Boots, relayed the anecdote later, said he liked the idea, but emphasized his delicate dual goal for the movie: to appeal to broad swathes of people on artistic merit, and then to attune them to the possibilities of collective political action. “I wanted to champion the idea that there’s a way to change things,” he said. But he doesn’t want to market it with the latter part, lest the thought of a “message movie” repels viewers who consider themselves apolitical or who avoid that category of entertainment.

To illustrate the point, Riley recalled an early magazine review dubbing The Coup “more gangsta rap from Oakland.” “At first I was offended,” he said. “But I realized years later that a lot of people read that and said, ‘More gangsta rap from Oakland? Hell yeah.’ So I’m not keen to make this movie feel like vegetables, because it’s really ice cream.”
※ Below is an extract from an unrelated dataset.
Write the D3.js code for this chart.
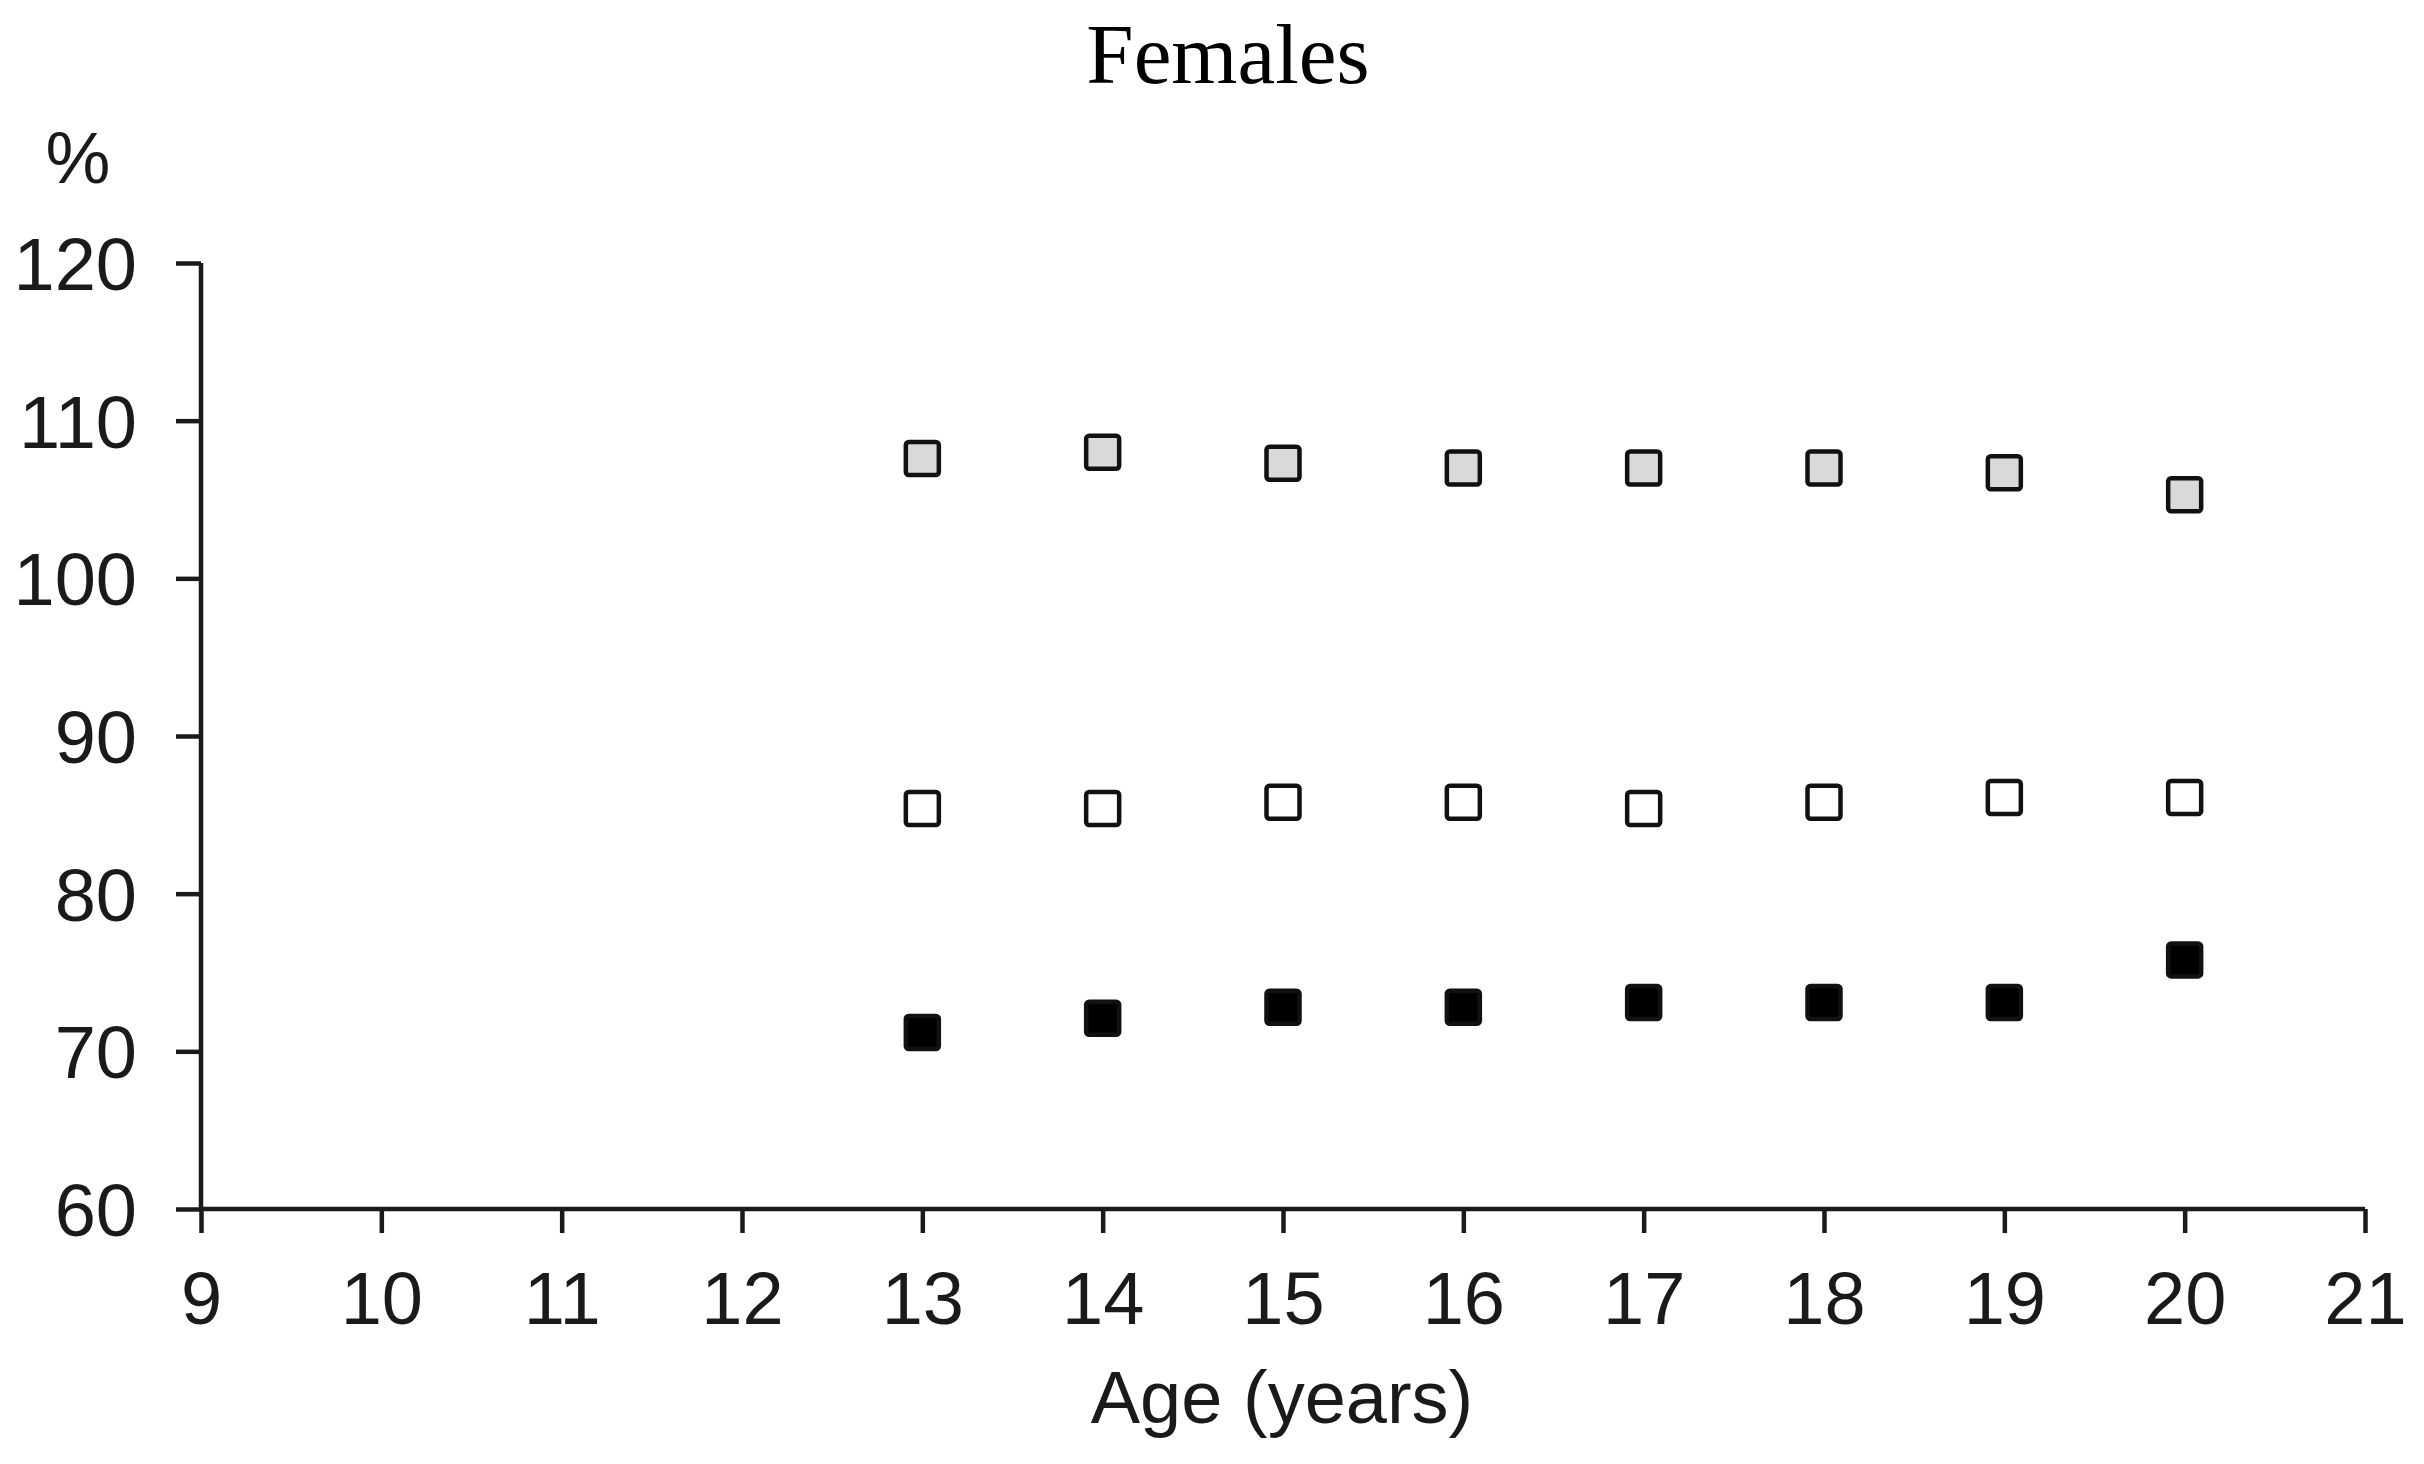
<!DOCTYPE html>
<html>
<head>
<meta charset="utf-8">
<script src="https://cdn.jsdelivr.net/npm/d3@7"></script>
<style>
  html, body { margin: 0; padding: 0; background: #fff; }
  svg { display: block; }
</style>
</head>
<body>
<svg id="chart" width="2424" height="1464"></svg>
<script>
// ---- data ----
const ages = [13, 14, 15, 16, 17, 18, 19, 20];
const seriesGrey  = [107.6, 108.0, 107.3, 107.0, 107.0, 107.0, 106.7, 105.3];
const seriesWhite = [85.4, 85.4, 85.8, 85.8, 85.4, 85.8, 86.1, 86.1];
const seriesBlack = [71.2, 72.1, 72.8, 72.8, 73.1, 73.1, 73.1, 75.8];
const xTicks = [9, 10, 11, 12, 13, 14, 15, 16, 17, 18, 19, 20, 21];
const yTicks = [60, 70, 80, 90, 100, 110, 120];

const series = [
  { name: "grey",  values: seriesGrey,  fill: "#d9d9d9" },
  { name: "white", values: seriesWhite, fill: "#ffffff" },
  { name: "black", values: seriesBlack, fill: "#000000" }
];

// ---- layout ----
const svg = d3.select("#chart");
const x = d3.scaleLinear().domain([9, 21]).range([201, 2365]);
const y = d3.scaleLinear().domain([60, 120]).range([1209, 263]);
const sans = "'Liberation Sans', Arial, sans-serif";
const textColor = "#1a1a1a";

// title
svg.append("text")
  .attr("x", 1228).attr("y", 83)
  .attr("text-anchor", "middle")
  .attr("font-family", "'Liberation Serif', 'DejaVu Serif', serif")
  .attr("font-size", 85)
  .attr("fill", "#000")
  .text("Females");

// y unit
svg.append("text")
  .attr("x", 78).attr("y", 183)
  .attr("text-anchor", "middle")
  .attr("font-family", sans)
  .attr("font-size", 73)
  .attr("fill", textColor)
  .text("%");

// axes
const yAxis = d3.axisLeft(y).tickValues(yTicks).tickSize(25).tickPadding(39).tickFormat(d3.format("d"));
const xAxis = d3.axisBottom(x).tickValues(xTicks).tickSize(24).tickPadding(38).tickFormat(d3.format("d"));

const gy = svg.append("g").attr("transform", `translate(${x(9)},0)`).call(yAxis);
const gx = svg.append("g").attr("transform", `translate(0,${y(60)})`).call(xAxis);

[gx, gy].forEach(g => {
  g.select(".domain").attr("stroke", "#1a1a1a").attr("stroke-width", 4.5)
    .attr("d", null);
  g.selectAll(".tick line").attr("stroke", "#1a1a1a").attr("stroke-width", 4.5);
  g.selectAll(".tick text")
    .attr("font-family", sans)
    .attr("font-size", 74)
    .attr("fill", textColor);
});
// domain lines without outer ticks (drawn as plain lines)
gy.select(".domain").attr("d", `M0,${y(120)}V${y(60)}`);
gx.select(".domain").attr("d", `M${x(9)},0H${x(21)}`);
gy.selectAll(".tick text").attr("dy", "0.36em");

// x axis title
svg.append("text")
  .attr("x", 1282).attr("y", 1423)
  .attr("text-anchor", "middle")
  .attr("font-family", sans)
  .attr("font-size", 74)
  .attr("fill", textColor)
  .text("Age (years)");

// markers
const size = 33;
series.forEach(s => {
  svg.append("g").selectAll("rect")
    .data(ages.map((a, i) => ({ age: a, v: s.values[i] })))
    .join("rect")
    .attr("x", d => x(d.age) - size / 2)
    .attr("y", d => y(d.v) - size / 2)
    .attr("width", size).attr("height", size)
    .attr("rx", 3).attr("ry", 3)
    .attr("fill", s.fill)
    .attr("stroke", "#111")
    .attr("stroke-width", 4.5);
});
</script>
</body>
</html>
Does Sorry to Bother You advocate a “militant” unionization effort? “Some of what Squeeze talks about, like, ‘to all floors and beyond,’ speaks to a more militant and radical tradition that has to do with solidarity strikes,” he said, referring to a union striking in support of one with a different employer. “Solidarity strikes are actually illegal in the United States through the Taft-Hartley law, which is exactly the law that has to be defied in order to make a real, effective labor movement.”


Riley had left Stephen Dunn & Associates well before 1999, when an employee at the Berkeley call center named Harlan Cross rallied his coworkers to unionize in affiliation with ILWU Local 6. Management, using tactics later deemed illegal, launched an aggressive anti-union campaign: They held compulsory meetings in which employees were threatened with onerous conditions if they voted to unionize, and impliedly promised incentives should they decline. They hired more workers to dilute the pro-union majority. They provided long-demanded ergonomic chairs the day of the union vote.

When a majority of the workers nevertheless voted in favor, management contested the validity of the union cards and refused to collectively bargain. Next began a protracted legal battle, culminating with a federal appellate court’s 2001 order compelling SD&A to recognize the union pending the resolution of a case before the National Labor Relations Board. Ultimately, though, management relocated the facility to Los Angeles in 2003. As an SD&A spokesperson wrote to the Express in an email, “We were able to consolidate some positions as well as reduce infrastructure costs to make us more competitive.”

When I told the story to Riley, he started strategizing. “Well, as you see, like the scenario in the movie, had they really shut it down, maybe there wouldn’t have been time for the company to gather resources and move,” he said. “Had they done something that would’ve been illegal, such as blocking every way in and making the bosses choose between less money and no money, maybe the outcome would’ve been different.”